Although there was no further change to the form in which that claim was expressed in the final version of the Statement of Claim, the applicants' ultimate position was that each of Mr and Mrs Leo and Mrs Green claimed for himself or herself as a personal loss one quarter of the sum mentioned. No similar claim was made on behalf of the estate of the late Mr Green. Apart from denying liability, the respondent's opposition to what the applicants sought under paragraph 21(e) was confined to contending that the evidence did not support the individual losses alleged. No submission was made that the claim for such losses was out of time by virtue of s.82(2) of the Act or otherwise, or that such losses, if proved, are not recoverable under s.82(1).

In broad terms, the alleged losses related to taxation disadvantages allegedly sustained by the partnership comprising the applicants when the damaged end-loader was sold and a further new end-loader was purchased soon after the accident. No account seemed to be taken of any taxation advantages which accrued to the partnership. The effect of what was said was that the size of the partnership's loss for taxation purposes in the period was reduced and that, accordingly, each of the partners was deprived of a taxation benefit which could have been carried forward.
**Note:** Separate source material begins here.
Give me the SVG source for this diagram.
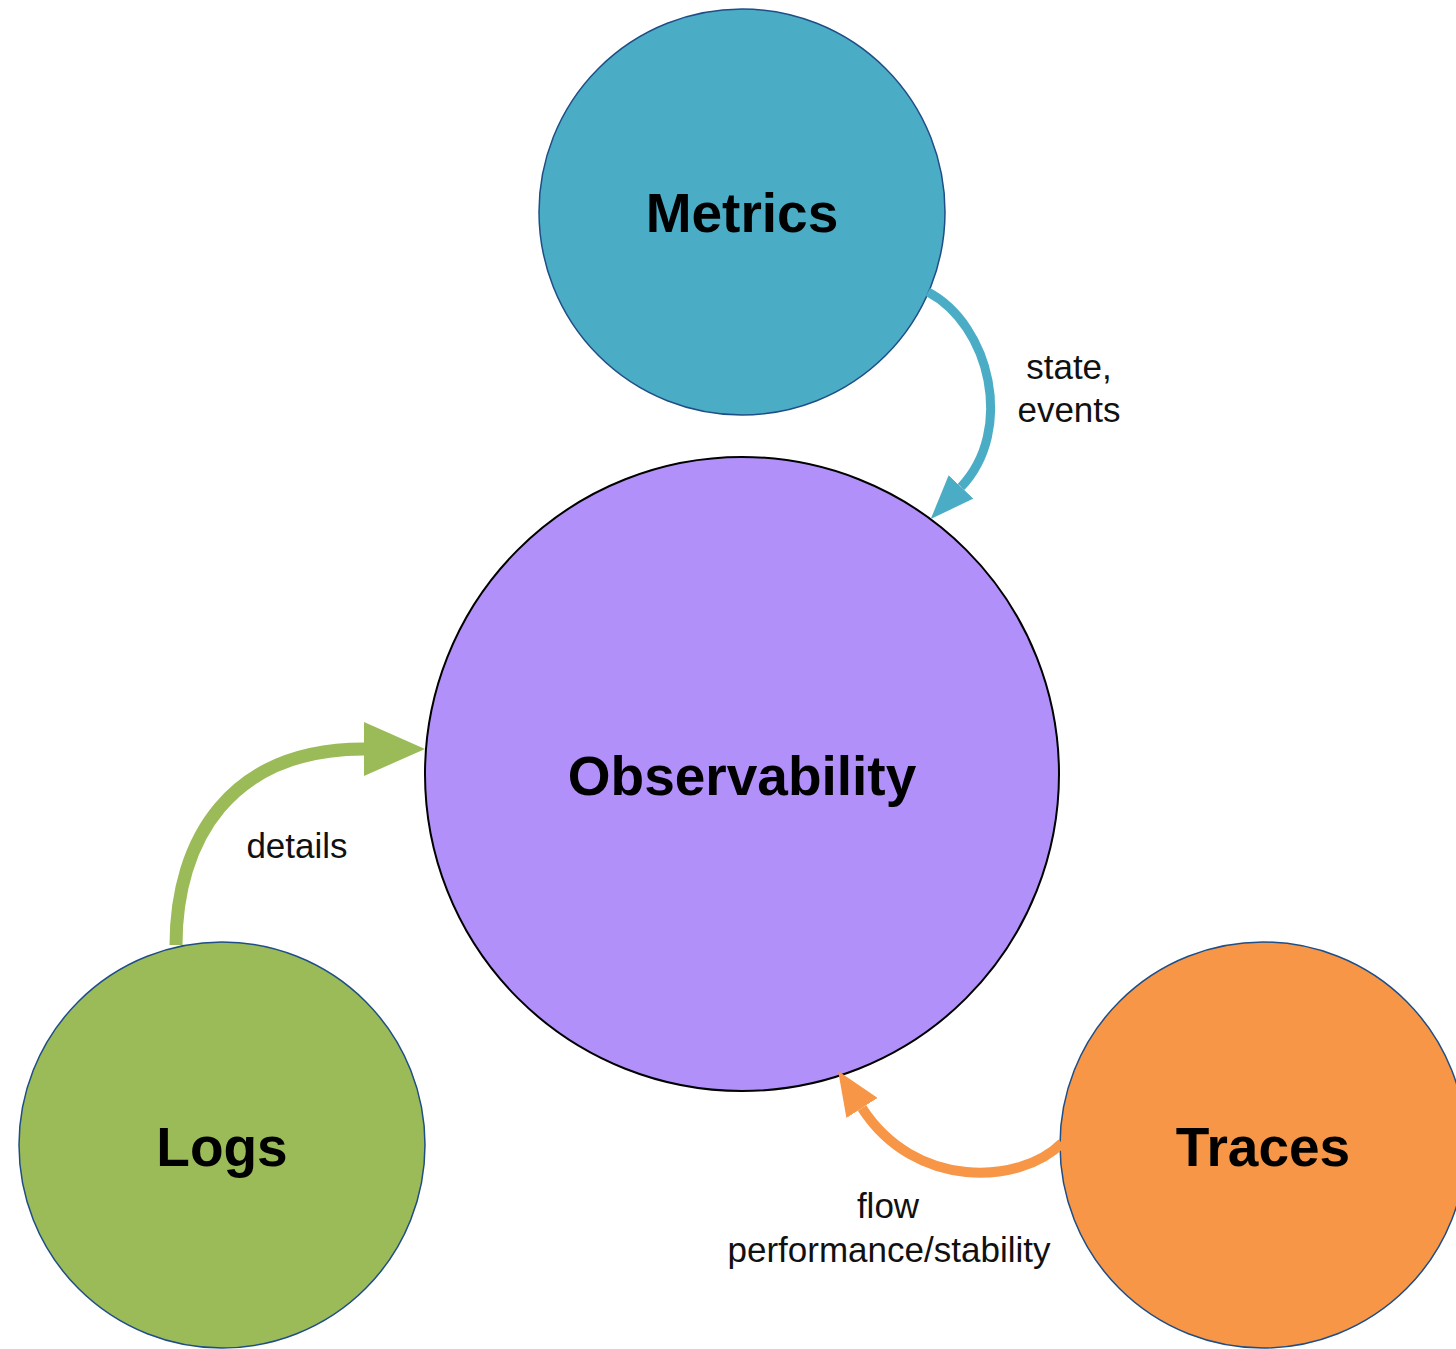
<svg xmlns="http://www.w3.org/2000/svg" width="1456" height="1349" viewBox="0 0 1456 1349">
  <style>
    .node { stroke: #1f4e86; stroke-width: 1.5; }
    .title { font-family: "Liberation Sans", Arial, sans-serif; font-weight: bold; font-size: 55px; fill: #000; text-anchor: middle; }
    .label { font-family: "Liberation Sans", Arial, sans-serif; font-size: 35px; fill: #111; text-anchor: middle; }
    .conn { fill: none; }
  </style>
  <defs>
    <marker id="arrBlue" markerUnits="userSpaceOnUse" viewBox="0 0 44 34" refX="0" refY="17" markerWidth="44" markerHeight="34" orient="auto">
      <path d="M0,0 L44,17 L0,34 Z" fill="#4BACC6"/>
    </marker>
    <marker id="arrGreen" markerUnits="userSpaceOnUse" viewBox="0 0 61 54" refX="0" refY="27" markerWidth="61" markerHeight="54" orient="auto">
      <path d="M0,0 L61,27 L0,54 Z" fill="#9BBB59"/>
    </marker>
    <marker id="arrOrange" markerUnits="userSpaceOnUse" viewBox="0 0 44 37" refX="0" refY="18.5" markerWidth="44" markerHeight="37" orient="auto">
      <path d="M0,0 L44,18.5 L0,37 Z" fill="#F79646"/>
    </marker>
  </defs>

  <g id="node-observability">
    <circle cx="742" cy="774" r="317" fill="#B290F9" stroke="#000" stroke-width="2"/>
    <text class="title" x="742" y="795">Observability</text>
  </g>
  <g id="node-metrics">
    <circle class="node" cx="742" cy="212" r="203" fill="#4BACC6"/>
    <text class="title" x="742" y="232">Metrics</text>
  </g>
  <g id="node-logs">
    <circle class="node" cx="222" cy="1145" r="203" fill="#9BBB59"/>
    <text class="title" x="222" y="1166">Logs</text>
  </g>
  <g id="node-traces">
    <circle class="node" cx="1263" cy="1145" r="203" fill="#F79646"/>
    <text class="title" x="1263" y="1166">Traces</text>
  </g>

  <g id="connectors">
    <path class="conn" d="M928,292 C990,325 1015,430 961,487" stroke="#4BACC6" stroke-width="9" marker-end="url(#arrBlue)"/>
    <path class="conn" d="M176,945 C176,840 230,749 364,749" stroke="#9BBB59" stroke-width="13" marker-end="url(#arrGreen)"/>
    <path class="conn" d="M1062,1143 C1020,1185 915,1190 862,1108" stroke="#F79646" stroke-width="10" marker-end="url(#arrOrange)"/>
    <text class="label" x="1069" y="379">state,</text>
    <text class="label" x="1069" y="422">events</text>
    <text class="label" x="297" y="858">details</text>
    <text class="label" x="888" y="1218">flow</text>
    <text class="label" x="889" y="1262">performance/stability</text>
  </g>
</svg>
The evidence was that, as yet, the absence of that benefit has been of no consequence. Mr Leo said, however, that the applicants have or soon will have a taxable income. The argument for the applicants was that, at that point, the lost taxation benefit will be of significance. All else aside, I do not accept Mr Leo's assertion. This whole claim seemed to me founded too much on what could not be other than speculation.

For the reason I have given, the claim fails. The application is dismissed, with costs, including any reserved costs.